Hendaknya, Pemerintah membuat kembali suatu aturan yang lebih tegas dan mengikat tentang praktek-praktek seperti ini. Kemudian, pemberdayaan polisi dan inteligen untuk menginspeksi semua jenis kasus seperti ini; mencabut ijin usaha, memberikan sanksi tegas dan memperketat pengawasan. Tidak hanya ancaman dari dalam negeri saja, namun juga ancaman dari luar negeri. Karena, peredaran-peredaran saus-saus palsu seperti ini juga sangat berkembang di negara-negara seperti Cina dan Taiwan.
            Sungguh menyedihkan jika banyak ditemukan anak-anak Indonesia sekarat meregang nyawa karena mengkonsumsi saus-saus ini.  Mungkin akan semakin banyak Kita temui keterbelakangan mental, gizi  buruk, penyakit-penyakit mengerikan dan sebagainya.


BAB IV
PENUTUP

Dari pembahasan di atas kita tahu bahwa perilaku etis dan kepercayaan (trust) dapat mempengaruhi operasi perusahaan. Kesimpulan yang dapat diambil yaitu:
1.      Kunci utama kesuksesan bisnis adalah reputasinya sebagai pengusaha yang memegang
teguh integritas dan kepercayaan pihak lain.
2.      Product recall dapat dilihat sebagai bagian dari etika perusahaan yang menjunjung tinggi keselamatan konsumen.

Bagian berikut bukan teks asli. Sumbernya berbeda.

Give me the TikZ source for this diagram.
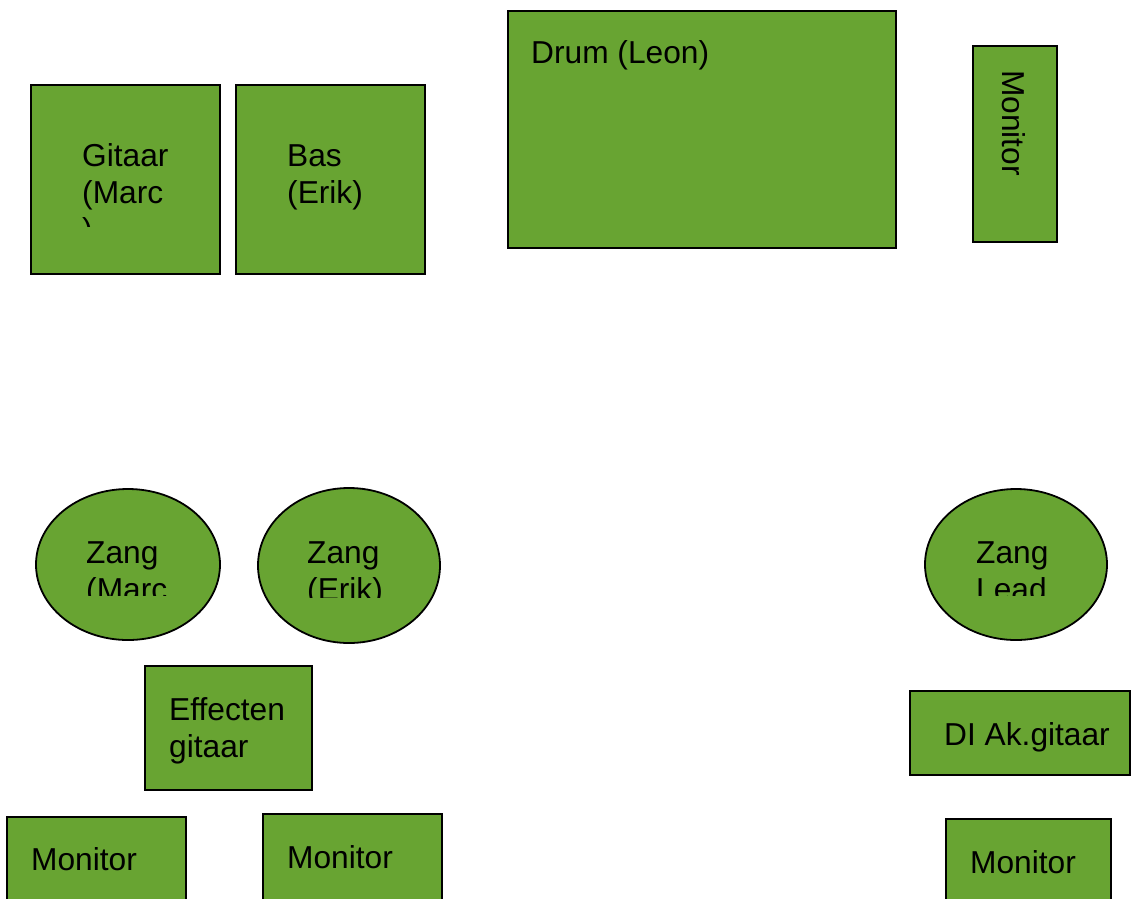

Dalam jangka panjang, etika semacam itu justru akan menguntungkan perusahaan.

Maka dari itu, sebaiknya perusahaan memproduksi dengan menggunakan bahan-bahan yang layak untuk dikonsumsi  oleh konsumen, sehingga konsumen akan merasa nyaman, puas, serta tidak khawatir  dan tidak berpindah ke produk sejenis lainnya.
Para pelaku bisnis harus mempertimbangkan standar etika demi kebaikan dan keberlangsungan usaha dalam jangka panjang.